* start *

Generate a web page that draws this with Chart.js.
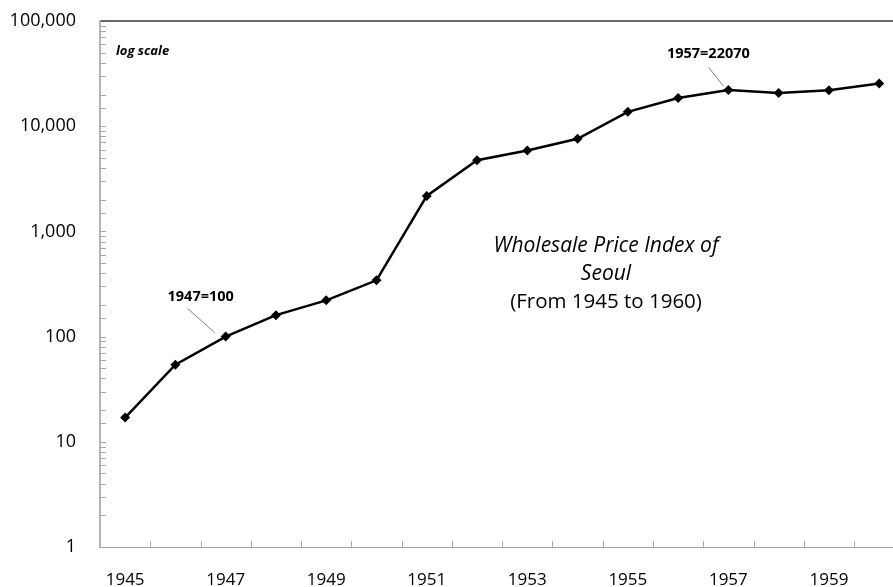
<!DOCTYPE html>
<html><head><meta charset="utf-8">
<script src="https://cdn.jsdelivr.net/npm/chart.js@4/dist/chart.umd.min.js"></script>
<style>html,body{margin:0;padding:0;background:#fff;overflow:hidden}</style>
</head><body>
<canvas id="c" width="893" height="587"></canvas>
<script>
const years = [1945,1946,1947,1948,1949,1950,1951,1952,1953,1954,1955,1956,1957,1958,1959,1960];
const wpi = [17, 54, 100, 160, 221, 343, 2175, 4755, 5870, 7590, 13700, 18500, 22070, 20640, 22000, 25470];
const yTickLabels = ['1','10','100','1,000','10,000','100,000'];
const xTickLabels = ['1945','1947','1949','1951','1953','1955','1957','1959'];
const noteLabels = [{year:1947, text:'1947=100'}, {year:1957, text:'1957=22070'}];
const titleLines = ['Wholesale Price Index of', 'Seoul', '(From 1945 to 1960)'];
const scaleNote = 'log scale';

const FONT = "'Open Sans', 'DejaVu Sans', sans-serif";

const decor = {
  id: 'decor',
  beforeDatasetsDraw(chart) {
    const ctx = chart.ctx, a = chart.chartArea;
    const xs = chart.scales.x, ys = chart.scales.y;
    ctx.save();
    ctx.strokeStyle = '#a6a6a6';
    ctx.lineWidth = 1;
    ys.ticks.forEach(t => {
      const y = Math.round(ys.getPixelForValue(t.value)) + 0.5;
      ctx.beginPath(); ctx.moveTo(a.left, y); ctx.lineTo(a.left + 6, y); ctx.stroke();
    });
    years.forEach(yr => {
      const v = yr + 0.5;
      if (v >= xs.max) return;
      const x = Math.round(xs.getPixelForValue(v)) + 0.5;
      ctx.beginPath(); ctx.moveTo(x, a.bottom); ctx.lineTo(x, a.bottom - 6); ctx.stroke();
    });
    ctx.strokeStyle = '#3a3a3a';
    ctx.lineWidth = 1.5;
    ctx.beginPath(); ctx.moveTo(a.left + 1, a.top); ctx.lineTo(a.right, a.top); ctx.stroke();
    ctx.restore();
  },
  afterDraw(chart) {
    const ctx = chart.ctx, a = chart.chartArea;
    const xs = chart.scales.x, ys = chart.scales.y;
    ctx.save();
    ctx.fillStyle = '#000';
    ctx.textAlign = 'left'; ctx.textBaseline = 'middle';
    ctx.font = `italic bold 13px ${FONT}`;
    ctx.fillText(scaleNote, a.left + 16, a.top + 30);

    const offs = [
      {lx:-25, ly:-40, x1:-38, y1:-28, x2:-11, y2:-4},
      {lx:-20, ly:-36, x1:-20, y1:-23, x2:-5, y2:-4}
    ];
    noteLabels.forEach((n, i) => {
      const idx = years.indexOf(n.year);
      const px = xs.getPixelForValue(n.year), py = ys.getPixelForValue(wpi[idx]);
      const o = offs[i];
      ctx.strokeStyle = '#7f7f7f'; ctx.lineWidth = 1;
      ctx.beginPath(); ctx.moveTo(px + o.x1, py + o.y1); ctx.lineTo(px + o.x2, py + o.y2); ctx.stroke();
      ctx.font = `bold 14.5px ${FONT}`;
      ctx.textAlign = 'center';
      ctx.fillText(n.text, px + o.lx, py + o.ly);
    });

    ctx.textAlign = 'center';
    const cx = a.left + 506;
    ctx.font = `italic 21px ${FONT}`;
    ctx.fillText(titleLines[0], cx, a.top + 225);
    ctx.fillText(titleLines[1], cx, a.top + 253);
    ctx.font = `20.5px ${FONT}`;
    ctx.fillText(titleLines[2], cx, a.top + 281);
    ctx.restore();
  }
};

new Chart(document.getElementById('c'), {
  type: 'line',
  data: {
    datasets: [{
      data: years.map((y, i) => ({x: y, y: wpi[i]})),
      borderColor: '#000',
      backgroundColor: '#000',
      borderWidth: 2.5,
      pointStyle: 'rectRot',
      pointRadius: 5,
      pointBorderWidth: 0,
      tension: 0,
      clip: false
    }]
  },
  options: {
    responsive: false,
    animation: false,
    devicePixelRatio: 1,
    layout: {autoPadding: false, padding: {top: 21, right: 0, bottom: 0, left: 0}},
    plugins: {legend: {display: false}, tooltip: {enabled: false}},
    scales: {
      x: {
        type: 'linear',
        min: 1944.5,
        max: 1960.275,
        afterBuildTicks: s => { s.ticks = xTickLabels.map(l => ({value: +l})); },
        afterFit: s => { s.height = 40; s.paddingLeft = 0; s.paddingRight = 0; },
        grid: {display: true, drawOnChartArea: false, drawTicks: false},
        border: {display: true, color: '#a0a0a0', width: 1},
        ticks: {
          autoSkip: false, maxRotation: 0, padding: 23, color: '#000',
          font: {family: FONT, size: 17},
          callback: v => String(v)
        }
      },
      y: {
        type: 'logarithmic',
        min: 1,
        max: 100000,
        afterFit: s => { s.width = 100; s.paddingTop = 0; s.paddingBottom = 0; },
        grid: {display: true, drawOnChartArea: false, drawTicks: false},
        border: {display: true, color: '#b4b4b4', width: 2},
        ticks: {
          autoSkip: false, padding: 24, color: '#000',
          font: {family: FONT, size: 18},
          callback: v => {
            const e = Math.log10(v);
            return Math.abs(e - Math.round(e)) < 1e-9 ? yTickLabels[Math.round(e)] : '';
          }
        }
      }
    }
  },
  plugins: [decor]
});
</script>
</body></html>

* end *

**WHAT YOU SHOULD DO:** Output a faithful copy of the data, with each picture left out.

**SOLVED EXERCISE:**
Generate a web page that draws this with Chart.js.
<!DOCTYPE html>
<html><head><meta charset="utf-8">
<script src="https://cdn.jsdelivr.net/npm/chart.js@4/dist/chart.umd.min.js"></script>
<style>html,body{margin:0;padding:0;background:#fff;overflow:hidden}</style>
</head><body>
<canvas id="c" width="893" height="587"></canvas>
<script>
const years = [1945,1946,1947,1948,1949,1950,1951,1952,1953,1954,1955,1956,1957,1958,1959,1960];
const wpi = [17, 54, 100, 160, 221, 343, 2175, 4755, 5870, 7590, 13700, 18500, 22070, 20640, 22000, 25470];
const yTickLabels = ['1','10','100','1,000','10,000','100,000'];
const xTickLabels = ['1945','1947','1949','1951','1953','1955','1957','1959'];
const noteLabels = [{year:1947, text:'1947=100'}, {year:1957, text:'1957=22070'}];
const titleLines = ['Wholesale Price Index of', 'Seoul', '(From 1945 to 1960)'];
const scaleNote = 'log scale';

const FONT = "'Open Sans', 'DejaVu Sans', sans-serif";

const decor = {
  id: 'decor',
  beforeDatasetsDraw(chart) {
    const ctx = chart.ctx, a = chart.chartArea;
    const xs = chart.scales.x, ys = chart.scales.y;
    ctx.save();
    ctx.strokeStyle = '#a6a6a6';
    ctx.lineWidth = 1;
    ys.ticks.forEach(t => {
      const y = Math.round(ys.getPixelForValue(t.value)) + 0.5;
      ctx.beginPath(); ctx.moveTo(a.left, y); ctx.lineTo(a.left + 6, y); ctx.stroke();
    });
    years.forEach(yr => {
      const v = yr + 0.5;
      if (v >= xs.max) return;
      const x = Math.round(xs.getPixelForValue(v)) + 0.5;
      ctx.beginPath(); ctx.moveTo(x, a.bottom); ctx.lineTo(x, a.bottom - 6); ctx.stroke();
    });
    ctx.strokeStyle = '#3a3a3a';
    ctx.lineWidth = 1.5;
    ctx.beginPath(); ctx.moveTo(a.left + 1, a.top); ctx.lineTo(a.right, a.top); ctx.stroke();
    ctx.restore();
  },
  afterDraw(chart) {
    const ctx = chart.ctx, a = chart.chartArea;
    const xs = chart.scales.x, ys = chart.scales.y;
    ctx.save();
    ctx.fillStyle = '#000';
    ctx.textAlign = 'left'; ctx.textBaseline = 'middle';
    ctx.font = `italic bold 13px ${FONT}`;
    ctx.fillText(scaleNote, a.left + 16, a.top + 30);

    const offs = [
      {lx:-25, ly:-40, x1:-38, y1:-28, x2:-11, y2:-4},
      {lx:-20, ly:-36, x1:-20, y1:-23, x2:-5, y2:-4}
    ];
    noteLabels.forEach((n, i) => {
      const idx = years.indexOf(n.year);
      const px = xs.getPixelForValue(n.year), py = ys.getPixelForValue(wpi[idx]);
      const o = offs[i];
      ctx.strokeStyle = '#7f7f7f'; ctx.lineWidth = 1;
      ctx.beginPath(); ctx.moveTo(px + o.x1, py + o.y1); ctx.lineTo(px + o.x2, py + o.y2); ctx.stroke();
      ctx.font = `bold 14.5px ${FONT}`;
      ctx.textAlign = 'center';
      ctx.fillText(n.text, px + o.lx, py + o.ly);
    });

    ctx.textAlign = 'center';
    const cx = a.left + 506;
    ctx.font = `italic 21px ${FONT}`;
    ctx.fillText(titleLines[0], cx, a.top + 225);
    ctx.fillText(titleLines[1], cx, a.top + 253);
    ctx.font = `20.5px ${FONT}`;
    ctx.fillText(titleLines[2], cx, a.top + 281);
    ctx.restore();
  }
};

new Chart(document.getElementById('c'), {
  type: 'line',
  data: {
    datasets: [{
      data: years.map((y, i) => ({x: y, y: wpi[i]})),
      borderColor: '#000',
      backgroundColor: '#000',
      borderWidth: 2.5,
      pointStyle: 'rectRot',
      pointRadius: 5,
      pointBorderWidth: 0,
      tension: 0,
      clip: false
    }]
  },
  options: {
    responsive: false,
    animation: false,
    devicePixelRatio: 1,
    layout: {autoPadding: false, padding: {top: 21, right: 0, bottom: 0, left: 0}},
    plugins: {legend: {display: false}, tooltip: {enabled: false}},
    scales: {
      x: {
        type: 'linear',
        min: 1944.5,
        max: 1960.275,
        afterBuildTicks: s => { s.ticks = xTickLabels.map(l => ({value: +l})); },
        afterFit: s => { s.height = 40; s.paddingLeft = 0; s.paddingRight = 0; },
        grid: {display: true, drawOnChartArea: false, drawTicks: false},
        border: {display: true, color: '#a0a0a0', width: 1},
        ticks: {
          autoSkip: false, maxRotation: 0, padding: 23, color: '#000',
          font: {family: FONT, size: 17},
          callback: v => String(v)
        }
      },
      y: {
        type: 'logarithmic',
        min: 1,
        max: 100000,
        afterFit: s => { s.width = 100; s.paddingTop = 0; s.paddingBottom = 0; },
        grid: {display: true, drawOnChartArea: false, drawTicks: false},
        border: {display: true, color: '#b4b4b4', width: 2},
        ticks: {
          autoSkip: false, padding: 24, color: '#000',
          font: {family: FONT, size: 18},
          callback: v => {
            const e = Math.log10(v);
            return Math.abs(e - Math.round(e)) < 1e-9 ? yTickLabels[Math.round(e)] : '';
          }
        }
      }
    }
  },
  plugins: [decor]
});
</script>
</body></html>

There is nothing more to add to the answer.